For Immediate Release: Feb. 12, 2004
Contact: David Danzig (212) 845 5252


Human Rights First Welcomes Pentagon Announcement Allowing Jose Padilla Access
to Counsel


NEW YORK-- The Defense Department said on Wednesday that Jose Padilla, an American citizen who has been held in incommunicado military confinement without charges for nearly two years, will be allowed access to a lawyer. Padilla was arrested in Chicago O’Hare Airport during the summer of 2002, and the President has asserted power to detain him indefinitely as a combatant seized in the course of the “war on terror.”

“We are gratified that the Pentagon has at long last agreed to let Jose Padilla talk to a lawyer. But that is just the first step,” said Deborah Pearlstein, who directs the U.S. Law and Security Program at Human Rights First. “Whether we are at war or not, all U.S. citizens are entitled to some process for evaluating the legality of their detention under the Constitution.”

The Pentagon’s decision comes on the heels of a ruling by the U.S. Court of Appeals for the Second Circuit in December that the President lacks any constitutional or statutory authority to indefinitely detain U.S. citizens seized on American soil. Yet as it did in announcing that it would be afford another citizen-detainee, Yaser Hamdi, access to a lawyer, the Pentagon reiterated its position that such access was only being granted “as a matter of discretion and military policy,” not to comply with any requirement of domestic or international law. The Pentagon maintains that its decision for Mr. Padilla should not in any way “be treated as a precedent” to be used in any other citizen’s case.

The decision to allow Mr.

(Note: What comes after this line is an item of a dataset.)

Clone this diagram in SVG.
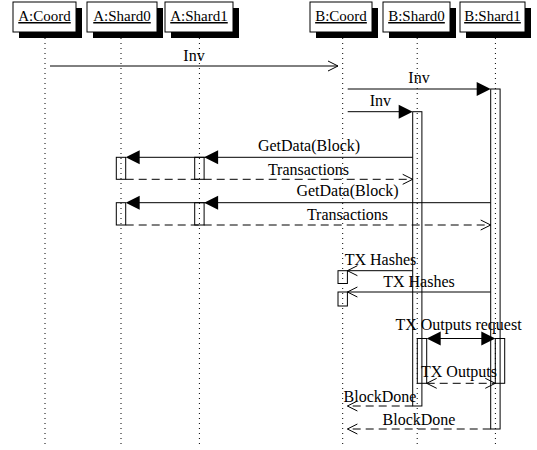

Padilla access to a lawyer was announced just after final briefing was completed in the administration’s pending appeal of the Second Circuit’s decision to the U.S. Supreme Court. “We believe that the appeals court got it right in this case,” Pearlstein said. “Ours is a government of limited powers, and no one in it – not even the President – can exercise power without some independent check that his actions are within the law.”